Margareta Nilsdotter also called Margareta Hybertsson (d. 1630) was a Swedish businessperson and shipbuilder. In 1627, she completed construction of the Swedish warship Vasa.

Margareta is noted to have been a native Swede. She has been called Margareta Hybertsson, however both the last name of herself and her husband was patronymics, so the male patronymicon Hybertsson would not strictly have been hers, even if she is sometime mentioned as such.

She was first married to Dutch born master shipbuilder Henrik Hybertsson (dead 1627) who was engaged to build the Vasa in 1625. When she was widowed in 1627, she took over the share of her late spouse and the responsibility to complete the building of the Vasa, a task she fulfilled the following year. She handled a strike and a period of inflation during her tenure.

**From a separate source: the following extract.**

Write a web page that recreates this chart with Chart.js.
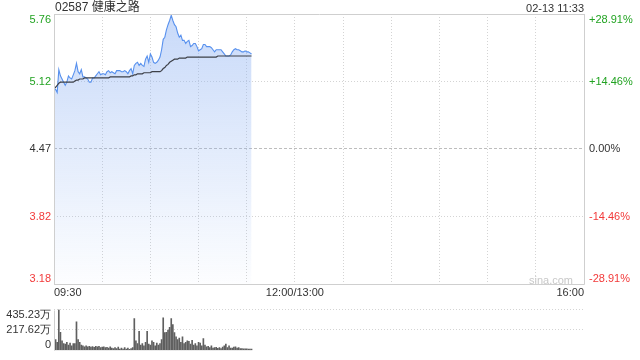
<!DOCTYPE html>
<html>
<head>
<meta charset="utf-8">
<script src="https://cdn.jsdelivr.net/npm/chart.js@4.4.1/dist/chart.umd.min.js"></script>
<style>
    html, body { margin: 0; padding: 0; background: #fff; }
    #wrap { position: relative; width: 640px; height: 360px; font-family: "Liberation Sans", Arial, "Noto Sans CJK SC", sans-serif; }
    #price-chart { position: absolute; left: 0; top: 0; }
    #vol-chart { position: absolute; left: 0; top: 300px; }
    .txt { position: absolute; color: #333; white-space: nowrap; line-height: 14px; }
</style>
</head>
<body>
<div id="wrap">
    <canvas id="price-chart" width="640" height="300"></canvas>
    <canvas id="vol-chart" width="640" height="60"></canvas>
    <div class="txt" style="left:55px; top:0px; font-size:12px;">02587 健康之路</div>
    <div class="txt" style="right:56px; top:1px; font-size:11px;">02-13 11:33</div>
    <div class="txt" style="right:67px; top:273px; font-size:11px; color:#c8c8c8;">sina.com</div>
</div>
<script>
// 昨收 与 涨跌幅刻度
const prevClose = 4.47;
const pctTicks = [-28.91, -14.46, 0, 14.46, 28.91];

// 时间轴 (分钟, 09:30 起, 午休合并)
const xGridMinutes = [0, 30, 60, 90, 120, 150, 180, 210, 240, 270, 300, 330];
const xLabelMinutes = [0, 150, 330];
const xLabelTexts = ['09:30', '12:00/13:00', '16:00'];

// 分时价格 09:30 - 11:33
const price = [
    5.05, 5.04, 5.01, 5.23, 5.17, 5.14, 5.11, 5.08, 5.11, 5.17,
    5.15, 5.14, 5.18, 5.22, 5.29, 5.21, 5.19, 5.23, 5.16, 5.16,
    5.15, 5.14, 5.11, 5.11, 5.15, 5.15, 5.17, 5.19, 5.21, 5.18,
    5.19, 5.19, 5.18, 5.21, 5.22, 5.20, 5.21, 5.20, 5.19, 5.22,
    5.22, 5.22, 5.21, 5.21, 5.22, 5.21, 5.19, 5.22, 5.24, 5.19,
    5.27, 5.29, 5.30, 5.27, 5.29, 5.27, 5.26, 5.33, 5.36, 5.30,
    5.38, 5.35, 5.30, 5.29, 5.30, 5.32, 5.35, 5.42, 5.52, 5.54,
    5.61, 5.66, 5.70, 5.75, 5.70, 5.66, 5.64, 5.58, 5.54, 5.56,
    5.51, 5.51, 5.48, 5.50, 5.51, 5.45, 5.46, 5.48, 5.48, 5.45,
    5.41, 5.42, 5.43, 5.47, 5.47, 5.45, 5.45, 5.45, 5.44, 5.42,
    5.40, 5.42, 5.42, 5.42, 5.42, 5.40, 5.38, 5.36, 5.36, 5.36,
    5.37, 5.40, 5.42, 5.43, 5.42, 5.42, 5.41, 5.40, 5.40, 5.41,
    5.40, 5.40, 5.39, 5.38
];

// 均价
const avgPrice = [
    5.05, 5.06, 5.08, 5.10, 5.11, 5.11, 5.11, 5.11, 5.11, 5.11,
    5.11, 5.11, 5.11, 5.12, 5.13, 5.13, 5.14, 5.14, 5.14, 5.15,
    5.15, 5.15, 5.15, 5.15, 5.15, 5.15, 5.15, 5.15, 5.15, 5.15,
    5.15, 5.15, 5.15, 5.15, 5.15, 5.16, 5.16, 5.16, 5.16, 5.16,
    5.16, 5.16, 5.16, 5.16, 5.16, 5.16, 5.16, 5.16, 5.17, 5.17,
    5.18, 5.18, 5.19, 5.19, 5.19, 5.19, 5.20, 5.20, 5.20, 5.20,
    5.20, 5.21, 5.21, 5.21, 5.21, 5.21, 5.21, 5.22, 5.24, 5.25,
    5.27, 5.28, 5.30, 5.31, 5.32, 5.33, 5.33, 5.33, 5.34, 5.34,
    5.34, 5.34, 5.34, 5.35, 5.35, 5.35, 5.35, 5.35, 5.35, 5.35,
    5.35, 5.35, 5.35, 5.35, 5.35, 5.35, 5.35, 5.35, 5.35, 5.35,
    5.35, 5.35, 5.36, 5.36, 5.36, 5.36, 5.36, 5.36, 5.36, 5.36,
    5.36, 5.36, 5.36, 5.36, 5.36, 5.36, 5.36, 5.36, 5.36, 5.36,
    5.36, 5.36, 5.36, 5.36
];

// 成交量 (万股)
const volume = [
    275, 116, 87, 435.23, 194, 101, 72, 67, 87, 58,
    78, 49, 72, 72, 305, 116, 87, 58, 49, 38,
    49, 38, 44, 35, 41, 32, 44, 38, 44, 29,
    35, 38, 29, 32, 26, 38, 26, 20, 29, 20,
    35, 15, 26, 15, 29, 15, 26, 12, 20, 29,
    340, 101, 72, 203, 58, 72, 49, 87, 203, 67,
    58, 101, 87, 49, 78, 58, 72, 116, 348, 189,
    194, 218, 247, 340, 276, 189, 145, 116, 131, 87,
    145, 72, 87, 101, 96, 67, 107, 58, 72, 49,
    87, 78, 49, 125, 58, 38, 44, 29, 49, 26,
    29, 32, 23, 29, 20, 35, 49, 67, 29, 49,
    26, 26, 35, 38, 26, 29, 20, 20, 17, 17,
    17, 15, 15, 15
];
const volTicks = [0, 217.62, 435.23];

const GREEN = '#22a322';
const RED = '#f23a3a';
const TEXT = '#333';
const GRID = '#d4d4d4';
const FRAME = '#cfcfcf';

Chart.defaults.font.family = '"Liberation Sans", Arial, sans-serif';
Chart.defaults.font.size = 11;
Chart.defaults.animation = false;

const priceMin = prevClose * (1 + pctTicks[0] / 100);
const priceMax = prevClose * (1 + pctTicks[pctTicks.length - 1] / 100);

// 第一个和最后一个刻度标签贴边
const edgeLabels = {
    id: 'edgeLabels',
    beforeDraw(chart) {
        Object.values(chart.scales).forEach(scale => {
            if (!scale.options.display || !scale.options.ticks.display) return;
            const items = scale.getLabelItems().filter(it => it.label !== '');
            if (items.length < 2) return;
            if (scale.isHorizontal()) {
                items[0].options.textAlign = 'left';
                items[items.length - 1].options.textAlign = 'right';
            } else {
                items[0].options.textBaseline = 'bottom';
                items[items.length - 1].options.textBaseline = 'top';
            }
        });
    }
};

const frame = {
    id: 'frame',
    afterDatasetsDraw(chart, args, opts) {
        const { ctx, chartArea: a } = chart;
        ctx.save();
        ctx.strokeStyle = FRAME;
        ctx.lineWidth = 1;
        ctx.beginPath();
        const l = Math.round(a.left) + 0.5, r = Math.round(a.right) + 0.5;
        const t = Math.round(a.top) + 0.5, b = Math.round(a.bottom) + 0.5;
        if (opts.all) {
            ctx.rect(l, t, r - l, b - t);
        } else {
            ctx.moveTo(l, t); ctx.lineTo(l, b);
        }
        ctx.stroke();
        ctx.restore();
    }
};

// 分时图
new Chart(document.getElementById('price-chart').getContext('2d'), {
    type: 'line',
    data: {
        datasets: [
            {
                label: '均价',
                data: avgPrice.map((p, i) => ({ x: i, y: p })),
                borderColor: '#3d4048',
                borderWidth: 1.2,
                pointRadius: 0,
                fill: false,
                order: 0
            },
            {
                label: '价格',
                data: price.map((p, i) => ({ x: i, y: p })),
                borderColor: '#5891ee',
                borderWidth: 1.1,
                pointRadius: 0,
                fill: 'start',
                backgroundColor(ctx) {
                    const a = ctx.chart.chartArea;
                    if (!a) return 'rgba(145,180,243,0.3)';
                    const g = ctx.chart.ctx.createLinearGradient(0, a.top, 0, a.bottom);
                    g.addColorStop(0, 'rgba(145,180,243,0.5)');
                    g.addColorStop(1, 'rgba(145,180,243,0.02)');
                    return g;
                },
                order: 1
            }
        ]
    },
    options: {
        responsive: false,
        layout: { padding: { top: 14, bottom: 0, left: 0, right: 0 } },
        plugins: { legend: { display: false }, tooltip: { enabled: false }, frame: { all: true } },
        scales: {
            x: {
                type: 'linear',
                min: 0,
                max: 330,
                afterBuildTicks: s => { s.ticks = xGridMinutes.map(v => ({ value: v })); },
                afterFit: s => { s.height = 16; },
                ticks: {
                    autoSkip: false,
                    maxRotation: 0,
                    padding: 2,
                    color: TEXT,
                    callback: v => {
                        const k = xLabelMinutes.indexOf(v);
                        return k >= 0 ? xLabelTexts[k] : '';
                    }
                },
                grid: { color: GRID, drawTicks: false },
                border: { display: false, dash: [1, 2] }
            },
            y: {
                position: 'left',
                min: priceMin,
                max: priceMax,
                afterBuildTicks: s => { s.ticks = pctTicks.map(p => ({ value: prevClose * (1 + p / 100) })); },
                afterFit: s => { s.width = 54; },
                ticks: {
                    padding: 3,
                    callback: v => v.toFixed(2),
                    color: ctx => pctTicks[ctx.index] > 0 ? GREEN : (pctTicks[ctx.index] < 0 ? RED : TEXT)
                },
                grid: {
                    drawTicks: false,
                    color: ctx => pctTicks[ctx.index] === 0 ? '#bdbdbd' : GRID
                },
                border: { display: false, dash: ctx => pctTicks[ctx.index] === 0 ? [3, 2] : [1, 2] }
            },
            yPct: {
                position: 'right',
                min: pctTicks[0],
                max: pctTicks[pctTicks.length - 1],
                afterBuildTicks: s => { s.ticks = pctTicks.map(p => ({ value: p })); },
                afterFit: s => { s.width = 56; },
                ticks: {
                    padding: 5,
                    callback: v => (v > 0 ? '+' : '') + v.toFixed(2) + '%',
                    color: ctx => pctTicks[ctx.index] > 0 ? GREEN : (pctTicks[ctx.index] < 0 ? RED : TEXT)
                },
                grid: { display: false, drawTicks: false },
                border: { display: false }
            }
        }
    },
    plugins: [edgeLabels, frame]
});

// 成交量
new Chart(document.getElementById('vol-chart').getContext('2d'), {
    type: 'bar',
    data: {
        datasets: [{
            label: '成交量',
            data: volume.map((v, i) => ({ x: i, y: v })),
            backgroundColor: '#5f5f5f',
            barThickness: 1,
            grouped: false
        }]
    },
    options: {
        responsive: false,
        layout: { padding: { top: 5, bottom: 6, left: 0, right: 56 } },
        plugins: { legend: { display: false }, tooltip: { enabled: false }, frame: { all: false } },
        scales: {
            x: { type: 'linear', min: 0, max: 330, offset: false, display: false },
            y: {
                min: 0,
                max: volTicks[volTicks.length - 1],
                afterBuildTicks: s => { s.ticks = volTicks.map(v => ({ value: v })); },
                afterFit: s => { s.width = 54; },
                ticks: {
                    padding: 3,
                    color: TEXT,
                    callback: v => v === 0 ? '0' : v.toFixed(2) + '万'
                },
                grid: { drawTicks: false, color: ctx => ctx.index === 0 ? 'rgba(0,0,0,0)' : GRID },
                border: { display: false, dash: [1, 2] }
            }
        }
    },
    plugins: [edgeLabels, frame]
});
</script>
</body>
</html>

She inherited responsibility for completion of the contract, but while she was an accomplished businesswoman in her own right and had responsibility for the management of the rural estates which provided part of the family's income, she was not a shipbuilder. After a period of turbulence, the Crown appointed its representative in the navy yard, Captain Söfring Hansson, to manage the yard.

Aside from the Vasa, she was also more successfully involved in business as the owner of the estate Viby herrgård in Sollentuna.

When the Vasa sunk in 1628, it was deemed to be wrongly constructed, and she was bankrupted. She retired to the Viby estate and married the Swedish envoy to France, diplomat and nobleman Lars Nilsson Tungel (1582-1633).